| WHAT YOU NEED TO DO |
Pictures in the data below are not part of the copy; transcribe everything else exactly.

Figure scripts
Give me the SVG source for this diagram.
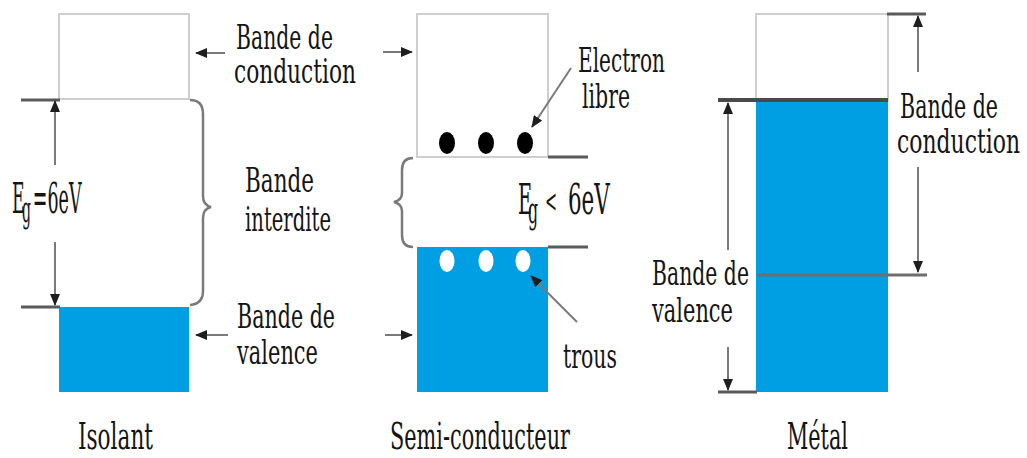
<svg xmlns="http://www.w3.org/2000/svg" width="1027" height="458" viewBox="0 0 1027 458">
<style>
.box{fill:#fff;stroke:#cfcfcf;stroke-width:2}
.blue{fill:#009fe3}
.edge{stroke:#5a5a5a;stroke-width:3;fill:none}
.arr{stroke:#7a7a7a;stroke-width:2;fill:none;marker-end:url(#ah)}
.brace{stroke:#7a7a7a;stroke-width:2.5;fill:none}
text{fill:#141414;font-family:"DejaVu Serif","Liberation Serif","Times New Roman",serif}
.lbl{font-size:33px}
.ttl{font-size:38px}
.eg{font-size:43px}
.sub{font-size:35px}
</style>
<defs>
<marker id="ah" viewBox="0 0 12 10" refX="11" refY="5" markerWidth="12" markerHeight="10" markerUnits="userSpaceOnUse" orient="auto">
<path d="M0,0 L12,5 L0,10 Z" fill="#1e1e1e"/>
</marker>
</defs>

<g id="isolant">
<rect class="box" x="59" y="14" width="130" height="85"/>
<rect class="blue" x="59" y="307" width="130" height="85"/>
<line class="edge" x1="21" y1="100" x2="60" y2="100"/>
<line class="edge" x1="21" y1="307" x2="60" y2="307"/>
<path class="brace" d="M190,100 Q203,100 203,114 L203,196 Q203,205 211,207 Q203,209 203,218 L203,291 Q203,304 190,305"/>
<text class="eg" transform="translate(12,213) scale(0.4,1)"><tspan x="0" y="0">E</tspan><tspan class="sub" x="25" y="9">g</tspan><tspan x="52" y="0" textLength="122" lengthAdjust="spacingAndGlyphs">=6eV</tspan></text>
<text class="ttl" transform="translate(78,449) scale(0.6,1)" textLength="125" lengthAdjust="spacingAndGlyphs">Isolant</text>
</g>

<g id="label-conduction-1">
<text class="lbl" transform="translate(236,49) scale(0.65,1)" textLength="149.2" lengthAdjust="spacingAndGlyphs">Bande de</text>
<text class="lbl" transform="translate(234,83) scale(0.65,1)" textLength="187.7" lengthAdjust="spacingAndGlyphs">conduction</text>
</g>
<g id="label-interdite">
<text class="lbl" transform="translate(245,192) scale(0.65,1)" textLength="106.2" lengthAdjust="spacingAndGlyphs">Bande</text>
<text class="lbl" transform="translate(245,231) scale(0.65,1)" textLength="132.3" lengthAdjust="spacingAndGlyphs">interdite</text>
</g>
<g id="label-valence-1">
<text class="lbl" transform="translate(237,328) scale(0.65,1)" textLength="150.8" lengthAdjust="spacingAndGlyphs">Bande de</text>
<text class="lbl" transform="translate(237,364) scale(0.65,1)" textLength="124.6" lengthAdjust="spacingAndGlyphs">valence</text>
</g>

<g id="semiconducteur">
<rect class="box" x="417" y="14" width="131" height="143"/>
<rect class="blue" x="417" y="247" width="131" height="145"/>
<line class="edge" x1="548" y1="157" x2="588" y2="157"/>
<line class="edge" x1="548" y1="247" x2="588" y2="247"/>
<ellipse cx="447" cy="143" rx="8" ry="11" fill="#000"/>
<ellipse cx="486" cy="143" rx="8" ry="11" fill="#000"/>
<ellipse cx="525" cy="143" rx="8" ry="11" fill="#000"/>
<ellipse cx="447" cy="261" rx="7.5" ry="11" fill="#fff"/>
<ellipse cx="486" cy="261" rx="7.5" ry="11" fill="#fff"/>
<ellipse cx="523" cy="261" rx="7.5" ry="11" fill="#fff"/>
<path class="brace" d="M413,158 Q402,158 402,170 L402,193 Q402,200 394,202 Q402,204 402,211 L402,235 Q402,247 413,247"/>
<text class="eg" transform="translate(518,214) scale(0.45,1)"><tspan x="0" y="0">E</tspan><tspan class="sub" x="22" y="9">g</tspan><tspan x="60" y="-2" font-size="32">&lt;</tspan><tspan x="111" y="0" textLength="93" lengthAdjust="spacingAndGlyphs">6eV</tspan></text>
<text class="ttl" transform="translate(390,449) scale(0.6,1)" textLength="300" lengthAdjust="spacingAndGlyphs">Semi-conducteur</text>
</g>

<g id="label-electron">
<text class="lbl" transform="translate(578,72) scale(0.65,1)" textLength="133.8" lengthAdjust="spacingAndGlyphs">Electron</text>
<text class="lbl" transform="translate(582,108) scale(0.65,1)" textLength="73.8" lengthAdjust="spacingAndGlyphs">libre</text>
</g>
<g id="label-trous">
<text class="lbl" transform="translate(563,368) scale(0.65,1)" textLength="83" lengthAdjust="spacingAndGlyphs">trous</text>
</g>

<g id="metal">
<rect class="box" x="756" y="14" width="132" height="87"/>
<rect class="blue" x="756" y="101" width="132" height="291"/>
<line class="edge" x1="887" y1="14" x2="926" y2="14"/>
<line class="edge" x1="718" y1="100" x2="888" y2="100" style="stroke:#4a4a4a;stroke-width:4"/>
<line class="edge" x1="757" y1="275" x2="927" y2="275" style="stroke:#6e6e6e"/>
<line class="edge" x1="718" y1="392" x2="757" y2="392"/>
<text class="ttl" transform="translate(787,449) scale(0.6,1)" textLength="101.7" lengthAdjust="spacingAndGlyphs">Métal</text>
</g>

<g id="label-conduction-3">
<text class="lbl" transform="translate(900,118) scale(0.65,1)" textLength="150.8" lengthAdjust="spacingAndGlyphs">Bande de</text>
<text class="lbl" transform="translate(897,153) scale(0.65,1)" textLength="189.2" lengthAdjust="spacingAndGlyphs">conduction</text>
</g>
<g id="label-valence-3">
<text class="lbl" transform="translate(652,285) scale(0.65,1)" textLength="149.2" lengthAdjust="spacingAndGlyphs">Bande de</text>
<text class="lbl" transform="translate(652,322) scale(0.65,1)" textLength="124.6" lengthAdjust="spacingAndGlyphs">valence</text>
</g>

<g id="connectors">
<line class="arr" x1="55" y1="165" x2="55" y2="101"/>
<line class="arr" x1="55" y1="242" x2="55" y2="305"/>
<line class="arr" x1="225" y1="53" x2="196" y2="53"/>
<line class="arr" x1="228" y1="335" x2="196" y2="335"/>
<line class="arr" x1="383" y1="52" x2="412" y2="52"/>
<line class="arr" x1="385" y1="335" x2="412" y2="335"/>
<line class="arr" x1="571" y1="68" x2="532" y2="127"/>
<line class="arr" x1="577" y1="322" x2="531" y2="276"/>
<line class="arr" x1="918" y1="72" x2="918" y2="16"/>
<line class="arr" x1="918" y1="167" x2="918" y2="272"/>
<line class="arr" x1="728" y1="250" x2="728" y2="103"/>
<line class="arr" x1="728" y1="347" x2="728" y2="390"/>
</g>
</svg>
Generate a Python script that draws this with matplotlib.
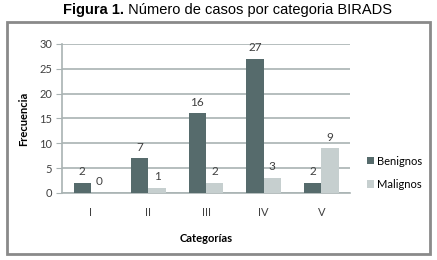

| EXPECTED OUTPUT |
Give me the SVG source for this diagram.
<svg xmlns="http://www.w3.org/2000/svg" width="1027" height="458" viewBox="0 0 1027 458">
<style>
.box{fill:#fff;stroke:#cfcfcf;stroke-width:2}
.blue{fill:#009fe3}
.edge{stroke:#5a5a5a;stroke-width:3;fill:none}
.arr{stroke:#7a7a7a;stroke-width:2;fill:none;marker-end:url(#ah)}
.brace{stroke:#7a7a7a;stroke-width:2.5;fill:none}
text{fill:#141414;font-family:"DejaVu Serif","Liberation Serif","Times New Roman",serif}
.lbl{font-size:33px}
.ttl{font-size:38px}
.eg{font-size:43px}
.sub{font-size:35px}
</style>
<defs>
<marker id="ah" viewBox="0 0 12 10" refX="11" refY="5" markerWidth="12" markerHeight="10" markerUnits="userSpaceOnUse" orient="auto">
<path d="M0,0 L12,5 L0,10 Z" fill="#1e1e1e"/>
</marker>
</defs>

<g id="isolant">
<rect class="box" x="59" y="14" width="130" height="85"/>
<rect class="blue" x="59" y="307" width="130" height="85"/>
<line class="edge" x1="21" y1="100" x2="60" y2="100"/>
<line class="edge" x1="21" y1="307" x2="60" y2="307"/>
<path class="brace" d="M190,100 Q203,100 203,114 L203,196 Q203,205 211,207 Q203,209 203,218 L203,291 Q203,304 190,305"/>
<text class="eg" transform="translate(12,213) scale(0.4,1)"><tspan x="0" y="0">E</tspan><tspan class="sub" x="25" y="9">g</tspan><tspan x="52" y="0" textLength="122" lengthAdjust="spacingAndGlyphs">=6eV</tspan></text>
<text class="ttl" transform="translate(78,449) scale(0.6,1)" textLength="125" lengthAdjust="spacingAndGlyphs">Isolant</text>
</g>

<g id="label-conduction-1">
<text class="lbl" transform="translate(236,49) scale(0.65,1)" textLength="149.2" lengthAdjust="spacingAndGlyphs">Bande de</text>
<text class="lbl" transform="translate(234,83) scale(0.65,1)" textLength="187.7" lengthAdjust="spacingAndGlyphs">conduction</text>
</g>
<g id="label-interdite">
<text class="lbl" transform="translate(245,192) scale(0.65,1)" textLength="106.2" lengthAdjust="spacingAndGlyphs">Bande</text>
<text class="lbl" transform="translate(245,231) scale(0.65,1)" textLength="132.3" lengthAdjust="spacingAndGlyphs">interdite</text>
</g>
<g id="label-valence-1">
<text class="lbl" transform="translate(237,328) scale(0.65,1)" textLength="150.8" lengthAdjust="spacingAndGlyphs">Bande de</text>
<text class="lbl" transform="translate(237,364) scale(0.65,1)" textLength="124.6" lengthAdjust="spacingAndGlyphs">valence</text>
</g>

<g id="semiconducteur">
<rect class="box" x="417" y="14" width="131" height="143"/>
<rect class="blue" x="417" y="247" width="131" height="145"/>
<line class="edge" x1="548" y1="157" x2="588" y2="157"/>
<line class="edge" x1="548" y1="247" x2="588" y2="247"/>
<ellipse cx="447" cy="143" rx="8" ry="11" fill="#000"/>
<ellipse cx="486" cy="143" rx="8" ry="11" fill="#000"/>
<ellipse cx="525" cy="143" rx="8" ry="11" fill="#000"/>
<ellipse cx="447" cy="261" rx="7.5" ry="11" fill="#fff"/>
<ellipse cx="486" cy="261" rx="7.5" ry="11" fill="#fff"/>
<ellipse cx="523" cy="261" rx="7.5" ry="11" fill="#fff"/>
<path class="brace" d="M413,158 Q402,158 402,170 L402,193 Q402,200 394,202 Q402,204 402,211 L402,235 Q402,247 413,247"/>
<text class="eg" transform="translate(518,214) scale(0.45,1)"><tspan x="0" y="0">E</tspan><tspan class="sub" x="22" y="9">g</tspan><tspan x="60" y="-2" font-size="32">&lt;</tspan><tspan x="111" y="0" textLength="93" lengthAdjust="spacingAndGlyphs">6eV</tspan></text>
<text class="ttl" transform="translate(390,449) scale(0.6,1)" textLength="300" lengthAdjust="spacingAndGlyphs">Semi-conducteur</text>
</g>

<g id="label-electron">
<text class="lbl" transform="translate(578,72) scale(0.65,1)" textLength="133.8" lengthAdjust="spacingAndGlyphs">Electron</text>
<text class="lbl" transform="translate(582,108) scale(0.65,1)" textLength="73.8" lengthAdjust="spacingAndGlyphs">libre</text>
</g>
<g id="label-trous">
<text class="lbl" transform="translate(563,368) scale(0.65,1)" textLength="83" lengthAdjust="spacingAndGlyphs">trous</text>
</g>

<g id="metal">
<rect class="box" x="756" y="14" width="132" height="87"/>
<rect class="blue" x="756" y="101" width="132" height="291"/>
<line class="edge" x1="887" y1="14" x2="926" y2="14"/>
<line class="edge" x1="718" y1="100" x2="888" y2="100" style="stroke:#4a4a4a;stroke-width:4"/>
<line class="edge" x1="757" y1="275" x2="927" y2="275" style="stroke:#6e6e6e"/>
<line class="edge" x1="718" y1="392" x2="757" y2="392"/>
<text class="ttl" transform="translate(787,449) scale(0.6,1)" textLength="101.7" lengthAdjust="spacingAndGlyphs">Métal</text>
</g>

<g id="label-conduction-3">
<text class="lbl" transform="translate(900,118) scale(0.65,1)" textLength="150.8" lengthAdjust="spacingAndGlyphs">Bande de</text>
<text class="lbl" transform="translate(897,153) scale(0.65,1)" textLength="189.2" lengthAdjust="spacingAndGlyphs">conduction</text>
</g>
<g id="label-valence-3">
<text class="lbl" transform="translate(652,285) scale(0.65,1)" textLength="149.2" lengthAdjust="spacingAndGlyphs">Bande de</text>
<text class="lbl" transform="translate(652,322) scale(0.65,1)" textLength="124.6" lengthAdjust="spacingAndGlyphs">valence</text>
</g>

<g id="connectors">
<line class="arr" x1="55" y1="165" x2="55" y2="101"/>
<line class="arr" x1="55" y1="242" x2="55" y2="305"/>
<line class="arr" x1="225" y1="53" x2="196" y2="53"/>
<line class="arr" x1="228" y1="335" x2="196" y2="335"/>
<line class="arr" x1="383" y1="52" x2="412" y2="52"/>
<line class="arr" x1="385" y1="335" x2="412" y2="335"/>
<line class="arr" x1="571" y1="68" x2="532" y2="127"/>
<line class="arr" x1="577" y1="322" x2="531" y2="276"/>
<line class="arr" x1="918" y1="72" x2="918" y2="16"/>
<line class="arr" x1="918" y1="167" x2="918" y2="272"/>
<line class="arr" x1="728" y1="250" x2="728" y2="103"/>
<line class="arr" x1="728" y1="347" x2="728" y2="390"/>
</g>
</svg>
Generate a Python script that draws this with matplotlib.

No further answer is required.